Teaching Excellence in the History Department at the University of Reading 2023

We are very privileged to have so many of our teaching staff recognised by students through Reading University Students’ Union’s Excellence Awards. This year, six of our staff (including two PhD students) have been nominated! Here is what they say about their teaching styles and their experiences of teaching this year…

Graham Moore

For me, the most important thing is to equip our students with analytical and critical thinking skills they can use, not only for historical inquiry but in all aspects of their life. A successful seminar is one that encourages everyone in the room – myself included! – to see things from a new angle. 

The modules I’ve taught on over the past two years [JH2, RSO, Pirates of the Caribbean] have given me the flexibility to bring in materials and techniques from my own research (including pirate trial records and network modelling activities). This keeps things fresh and exciting for the students, allowing the class to make collaborative discoveries using the skills we equip them with.

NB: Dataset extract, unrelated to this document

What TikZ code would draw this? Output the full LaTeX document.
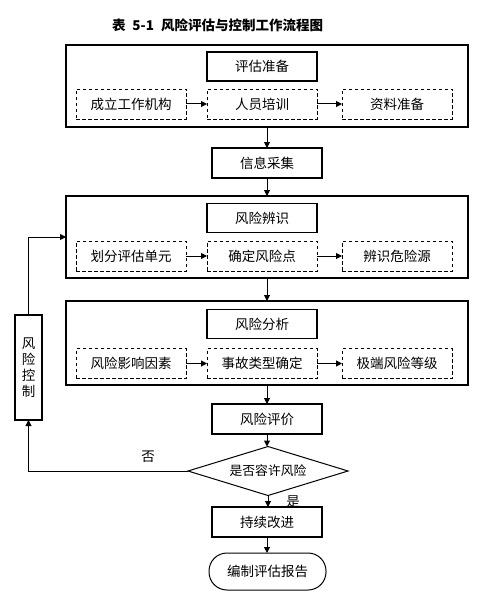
\documentclass[tikz,border=0pt]{standalone}
\usepackage{fontspec}
\setmainfont{Noto Sans CJK SC}
\newfontfamily\cjk{Noto Sans CJK SC}
\usetikzlibrary{arrows.meta,shapes.geometric}
\begin{document}
\begin{tikzpicture}[x=1pt,y=-1pt,
  every node/.style={inner sep=0pt,outer sep=0pt},
  txt/.style={font=\cjk\fontsize{13.5}{16}\selectfont},
  outerbox/.style={draw,line width=1.2pt,minimum width=402pt},
  solidbox/.style={draw,line width=1.2pt,minimum width=110pt,minimum height=29pt,txt},
  dashbox/.style={draw,line width=0.9pt,dash pattern=on 3.5pt off 2.5pt,minimum width=110pt,minimum height=30pt,txt},
  arr/.style={line width=1pt,-{Triangle[length=6pt,width=6pt]}}
]
\useasboundingbox (0,0) rectangle (486,607);
\fill[white] (0,0) rectangle (486,607);

\node[font=\cjk\bfseries\fontsize{13.5}{16}\selectfont,anchor=west] (title) at (112,25) {表\hspace{7pt}5-1\hspace{7pt}风险评估与控制工作流程图};

% group 1
\node[outerbox,minimum height=82pt] (g1) at (267,86) {};
\node[solidbox] (pg) at (262,66.5) {评估准备};
\node[dashbox] (a1) at (131,104) {成立工作机构};
\node[dashbox] (a2) at (262,104) {人员培训};
\node[dashbox] (a3) at (397,104) {资料准备};
\draw[arr] (a1) -- (a2);
\draw[arr] (a2) -- (a3);

\node[solidbox,minimum height=30pt] (info) at (267,163) {信息采集};

% group 2
\node[outerbox,minimum height=82pt] (g2) at (267,237) {};
\node[solidbox] (bs) at (262,218) {风险辨识};
\node[dashbox] (b1) at (131,256) {划分评估单元};
\node[dashbox] (b2) at (262,256) {确定风险点};
\node[dashbox] (b3) at (397,256) {辨识危险源};
\draw[arr] (b1) -- (b2);
\draw[arr] (b2) -- (b3);

% group 3
\node[outerbox,minimum height=84pt] (g3) at (267,343) {};
\node[solidbox] (fx) at (262,324) {风险分析};
\node[dashbox] (c1) at (131,363.5) {风险影响因素};
\node[dashbox] (c2) at (262,363.5) {事故类型确定};
\node[dashbox] (c3) at (397,363.5) {极端风险等级};
\draw[arr] (c1) -- (c2);
\draw[arr] (c2) -- (c3);

\node[solidbox,minimum height=30pt] (pj) at (267,419) {风险评价};
\node[draw,line width=1pt,diamond,aspect=3.27,minimum width=160pt,minimum height=49pt,
      font=\cjk\fontsize{12.8}{15}\selectfont] (dec) at (268,471) {\raisebox{-6pt}{是否容许风险}};
\node[solidbox,minimum height=30pt] (gj) at (267,522) {持续改进};
\node[draw,line width=1pt,rounded corners=18pt,minimum width=117pt,minimum height=37pt,txt] (bg) at (267.5,571.5) {编制评估报告};

\node[draw,line width=1.2pt,minimum width=27pt,minimum height=105pt,
      font=\cjk\fontsize{13.5}{16}\selectfont,align=center] (ctrl) at (28.5,367.5) {风\\险\\控\\制};

% main flow
\draw[arr] (g1.south -| info.north) -- (info.north);
\draw[arr] (info.south) -- (info.south |- g2.north);
\draw[arr] (g2.south) -- (g3.north);
\draw[arr] (g3.south) -- (g3.south |- pj.north);
\draw[arr] (pj.south) -- (pj.south |- dec.north);
\draw[arr] (dec.south) -- (dec.south |- gj.north);
\draw[arr] (gj.south) -- (gj.south |- bg.north);

% feedback
\draw[arr] (dec.west) -| (ctrl.south);
\draw[arr] (ctrl.north) |- (g2.west);

\node[txt] (no) at (148,457) {否};
\node[txt] (yes) at (293,502) {是};
\end{tikzpicture}
\end{document}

I’ve been lucky to teach in such a welcoming department here at Reading, and to work with a cohort of intelligent, enthusiastic, and curious students. 

Abbie Tibbott

I’d say my teaching style is based around the fact that all students come to university with different backgrounds and personal circumstances, and I do my best to recognise that within my teaching and celebrate that students all come to university with different reasons for being there. I wouldn’t be at university without widening participation schemes, so my teaching treats students as individuals with valuable contributions to add to our community! My favourite teaching experience this year has been seeing my part 1 students become more confident and design some really fascinating independent research projects. 

Prof Patrick Major

It could just be that I know a lot about Cold War Berlin, or that I encouraged first-years to get visual with Doomsday Dystopias and positively ordered the gameboys to binge-play Fallout 4.0. Who knows?

Dr Jacqui Turner

I feel very privileged that my teaching and research has an impact on my students. I hope that the determination and perseverance of the women who we encounter during my teaching inspire women today to pursue their dreams – to have it all if that is what they choose to do because to have your voice heard, to have opportunity and choice is everything in life.

Dr Liz Barnes

The main thing that I’m aware of when I’m teaching is that we have to cater to such a wide range of student expectations, interests, and ways of learning. I know that, particularly for first year students, seminars can be a daunting space to enter, so I’ve been working on maintaining elements of routine – a strategy informed by discussions with school teachers (who we don’t collaborate with as much as we should!). I like students to know what they’re getting when they come to my sessions – I generally set out what we’re going to cover, what I’ll be doing vs. what they’ll be doing, and how their prep work will come into play. There are definitely stock phrases I find myself employing, and I always start discussions of readings with the same question (I’m sure all my students are sick of me asking if they liked the set texts…). That leaves space to mix things up with activities to keep sessions engaging without each week feeling like a new mountain to climb. It’s basic stuff, but the basics are what we can easily let slide. I’m looking forward to trying out more new things next year – and hopefully with a new group of students who are as tolerant of my experiments!

Dr Amie Bolissian

I am absolutely thrilled to be nominated for a teaching award, and definitely share this with my amazing students who dived into our wildly varied activities this year: be it dueling with swords and ladles, or writing with quill and ink. I love using historical objects in my lessons alongside written sources: they can truly broaden our understandings of why, where, and how sources were produced, as well as who made them. They can provoke curious questions – like how did early modern people write in such tiny script with feather quills? And what made an object magical or medical? My favourite thing about teaching is hearing questions from students – questions are encouraged at all times in my classes. Also, making and doing in the learning environment can bring us closer to the sources. Examining handwritten medicinal recipes from the seventeenth century is one thing, attempting to write our own with a feather quill and home-made oak gall ink demonstrates the labour involved in creating these sources, and perhaps partly explains why these collections were so valued and passed down through generations. We also wrote our own early modern ‘health’ book titles pages (using as many clauses as possible) and prescribed internal and topical remedies for actual medical cases from doctors’ casebooks

My two modules were: Melancholy Medicine: Healing the Body and Mind in Early Modern England, 1570-1730 and ‘Broken-Hearted’: Medicine, Emotion, and the Body in Early Modern England, 1570-1730.


We are very excited to see the results of the nominations – watch this space!